Soundtrack album to the film Grease 2
- Released: June 11, 1982
- Recorded: 1981
- Studio: Evergreen Recording Studios, Burbank, California
- Genre: Rock and roll
- Length: 32:28
- Label: RSO (Original issue) Polydor (Re-issue)
- Producer: Louis St. Louis

= Grease 2 (soundtrack) =

Grease 2: Original Soundtrack Recording is the original motion picture soundtrack for the 1982 film Grease 2 starring Maxwell Caulfield and Michelle Pfeiffer. It was originally released by RSO Records in 1982, with Polydor Records re-issuing it in 1996.
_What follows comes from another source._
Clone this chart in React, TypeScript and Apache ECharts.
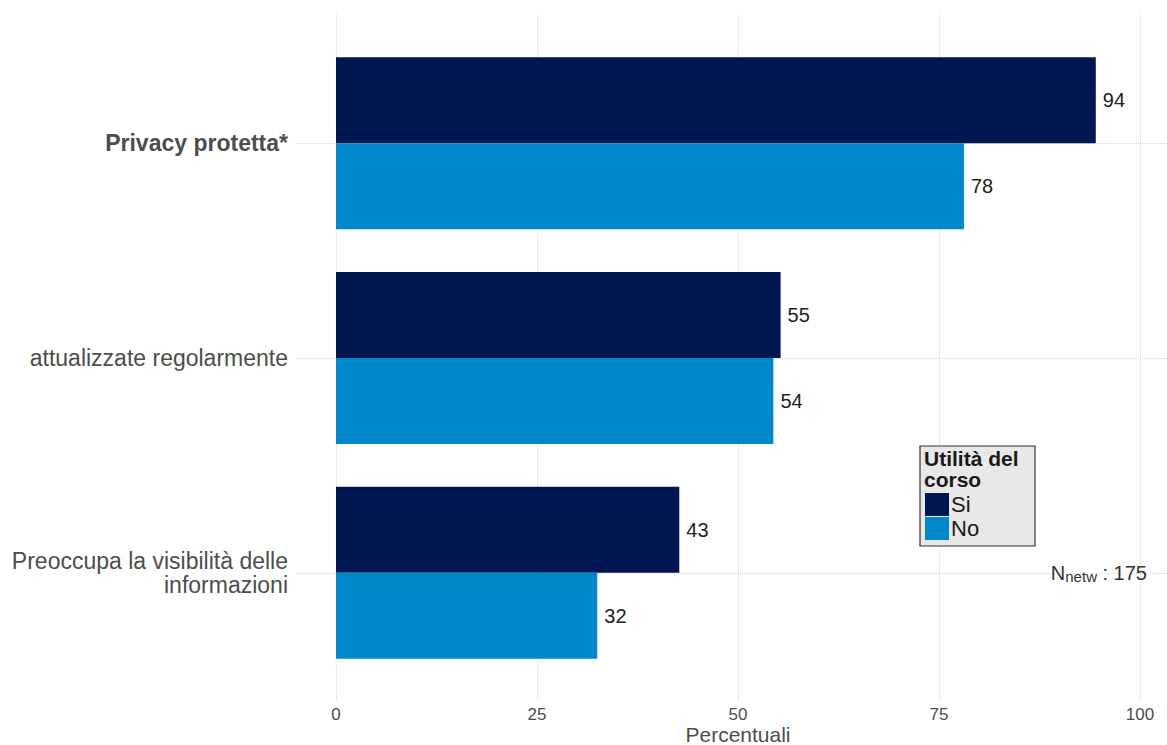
import React, { useEffect, useRef } from "react";
import * as echarts from "echarts";

const categories = [
  "Privacy protetta*",
  "attualizzate regolarmente",
  "Preoccupa la visibilità delle\ninformazioni",
];
const boldCategories = ["Privacy protetta*"];
const seriesNames = ["Si", "No"];
const siValues = [94.5, 55.3, 42.7];
const noValues = [78.1, 54.4, 32.5];
const siLabels = [94, 55, 43];
const noLabels = [78, 54, 32];
const xTicks = [0, 25, 50, 75, 100];
const legendTitle = "Utilità del\ncorso";
const nLabel = { main: "N", sub: "netw", value: " : 175" };

const FONT = "'Liberation Sans', Arial, Helvetica, sans-serif";
const NAVY = "#011751";
const BLUE = "#0088CC";
const GRIDC = "#d9d9d9";

export default function App() {
  const ref = useRef<HTMLDivElement>(null);
  useEffect(() => {
    const chart = echarts.init(ref.current!, null, { renderer: "svg" });
    const option: any = {
      animation: false,
      backgroundColor: "#ffffff",
      textStyle: { fontFamily: FONT },
      grid: [
        { left: 336, right: 27, top: 36, bottom: 65, outerBoundsMode: "none" },
        { left: 336, right: 27, top: 14, bottom: 43, outerBoundsMode: "none" },
        { left: 296, right: 0, top: 143, bottom: 172, outerBoundsMode: "none" },
      ],
      xAxis: [
        { gridIndex: 0, type: "value", min: 0, max: 100, show: false },
        {
          gridIndex: 1,
          type: "value",
          min: xTicks[0],
          max: xTicks[xTicks.length - 1],
          interval: 25,
          axisLine: { show: false },
          axisTick: { show: false },
          axisLabel: { fontSize: 17, lineHeight: 17, color: "#4d4d4d", margin: 4, fontFamily: FONT },
          splitLine: { show: true, lineStyle: { type: "dotted", color: GRIDC, width: 1 } },
          name: "Percentuali",
          nameLocation: "middle",
          nameGap: 22,
          nameMoveOverlap: false,
          nameTextStyle: { fontSize: 21, lineHeight: 20, color: "#4d4d4d", fontFamily: FONT },
        },
        { gridIndex: 2, type: "value", show: false, min: 0, max: 1 },
      ],
      yAxis: [
        {
          gridIndex: 0,
          type: "category",
          data: categories,
          inverse: true,
          axisLine: { show: false },
          axisTick: { show: false },
          splitLine: { show: false },
          axisLabel: {
            margin: 48,
            fontSize: 23,
            lineHeight: 24,
            color: "#4d4d4d",
            fontFamily: FONT,
            formatter: (v: string) => (boldCategories.includes(v) ? "{b|" + v + "}" : v),
            rich: {
              b: { fontWeight: "bold", fontSize: 23, color: "#4d4d4d", fontFamily: FONT },
            },
          },
        },
        { gridIndex: 1, type: "value", show: false },
        {
          gridIndex: 2,
          type: "value",
          min: 0,
          max: 2,
          interval: 1,
          axisLine: { show: false },
          axisTick: { show: false },
          axisLabel: { show: false },
          splitLine: { show: true, lineStyle: { type: "dotted", color: GRIDC, width: 1 } },
        },
      ],
      legend: {
        data: seriesNames,
        orient: "vertical",
        left: 925,
        top: 493,
        itemWidth: 24,
        itemHeight: 23,
        itemGap: 1,
        padding: 0,
        icon: "rect",
        z: 10,
        textStyle: { fontSize: 22, color: "#1a1a1a", fontFamily: FONT, padding: [0, 0, 0, -3] },
      },
      graphic: [
        {
          type: "rect",
          z: 5,
          shape: { x: 920, y: 446, width: 115, height: 100 },
          style: { fill: "#e8e8e8", stroke: "#333333", lineWidth: 1.2 },
        },
        {
          type: "text",
          z: 6,
          x: 924,
          y: 448,
          style: {
            text: legendTitle,
            fontSize: 21,
            fontWeight: "bold",
            lineHeight: 21,
            fill: "#1a1a1a",
            fontFamily: FONT,
            textVerticalAlign: "top",
          },
        },
        {
          type: "text",
          z: 6,
          x: 1147,
          y: 573,
          style: {
            text: "{n|" + nLabel.main + "}{s|" + nLabel.sub + "}{n|" + nLabel.value + "}",
            align: "right",
            verticalAlign: "middle",
            fontFamily: FONT,
            rich: {
              n: { fontSize: 20, fill: "#333333", fontFamily: FONT, lineHeight: 22 },
              s: { fontSize: 15, fill: "#333333", fontFamily: FONT, verticalAlign: "bottom", lineHeight: 22 },
            },
          },
        },
      ],
      series: [
        {
          name: seriesNames[0],
          type: "bar",
          xAxisIndex: 0,
          yAxisIndex: 0,
          data: siValues,
          barWidth: 86,
          barGap: "0%",
          itemStyle: { color: NAVY },
          label: {
            show: true,
            position: "right",
            distance: 7,
            fontSize: 20,
            color: "#222222",
            fontFamily: FONT,
            formatter: (p: any) => String(siLabels[p.dataIndex]),
          },
        },
        {
          name: seriesNames[1],
          type: "bar",
          xAxisIndex: 0,
          yAxisIndex: 0,
          data: noValues,
          barWidth: 86,
          barGap: "0%",
          itemStyle: { color: BLUE },
          label: {
            show: true,
            position: "right",
            distance: 7,
            fontSize: 20,
            color: "#222222",
            fontFamily: FONT,
            formatter: (p: any) => String(noLabels[p.dataIndex]),
          },
        },
      ],
    };
    chart.setOption(option);
    return () => chart.dispose();
  }, []);
  return (
    <div
      ref={ref}
      style={{ position: "fixed", left: 0, top: 0, width: 1167, height: 745 }}
    />
  );
}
Like the film, the soundtrack failed to match the commercial success of its predecessor. The album peaked at #71 on the Billboard album chart. The lead single, "Back to School Again" by the Four Tops, peaked at #71 on the Billboard Hot 100 in the U.S. and at #62 on the UK Singles Chart.

Professional ratings
Review scores
| Source | Rating |
| Allmusic | link |

==Reception==
Billboard magazine listed the album among its "Top Album Picks", meaning that the album was predicted to reach the top half of the album chart. Comparing the soundtrack to that of the first film, the Billboard reviewer wrote, "The soundtrack is a similar mix of peppy party tunes ('Who's That Guy' recalls 'Summer Nights') and pretty ballads ('We'll Be Together' has some of the AC appeal of 'Hopelessly Devoted to You')." However, the reviewer also commented, "Don't hold your breath waiting for 'Grease 3.'"

==Track listing==

Side A
| No. | Title | Writer(s) | Performer | Length |
|---|---|---|---|---|
| 1. | "Back to School Again" | Louis St. Louis, Howard Greenfield | The Four Tops | 3:29 |
| 2. | "Cool Rider" | Dennis Linde | Michelle Pfeiffer | 3:31 |
| 3. | "Score Tonight" | St. Louis, Dominic Bugatti, Frank Musker | The T-Birds, The Pink Ladies | 2:54 |
| 4. | "Girl for All Seasons" | Bugatti, Musker | Maureen Teefy, Lorna Luft, Alison Price, Pfeiffer | 3:30 |
| 5. | "Do It for Our Country" | Rob Hegel | Peter Frechette | 2:39 |
| 6. | "Who's That Guy?" | St. Louis, Greenfield | The Cast | 5:09 |

Side B
| No. | Title | Writer(s) | Performer | Length |
|---|---|---|---|---|
| 1. | "Prowlin'" | Bugatti, Musker, Christopher Famous | The T-Birds | 3:04 |
| 2. | "Reproduction" | Linde | Tab Hunter, The Cast | 4:07 |
| 3. | "Charades" | St. Louis, Michael Gibson | Maxwell Caulfield | 4:02 |
| 4. | "(Love Will) Turn Back the Hands of Time" | St. Louis, Greenfield | Caufield, Pfeiffer | 3:38 |
| 5. | "Rock-a-Hula-Luau (Summer Is Coming)" | Bugatti, Musker | The Cast | 3:25 |
| 6. | "We'll Be Together" | Bob Morrison, Johnny MacRae | Caulfield, Pfeiffer, Adrian Zmed, Luft, Peter Frechette, Maureen Teefy, The Cast | 3:39 |

==Charts==

| Chart (1982) | Peak position |
|---|---|
| Australia (Kent Music Report) | 44 |
| United States (Billboard 200) | 71 |

==Personnel==
- Tim May: Guitars
- Andy Muson: Bass
- Denny Seiwell: Drums
- Louis St. Louis: Keyboards
- Michael Gibson: Orchestrations

==Certifications==

| Region | Certification | Certified units/sales |
| Hong Kong (IFPI Hong Kong) | Platinum | 20,000^{*} |
| United Kingdom (BPI) | Silver | 60,000^{^} |
^{*} Sales figures based on certification alone. ^{^} Shipments figures based on certification alone.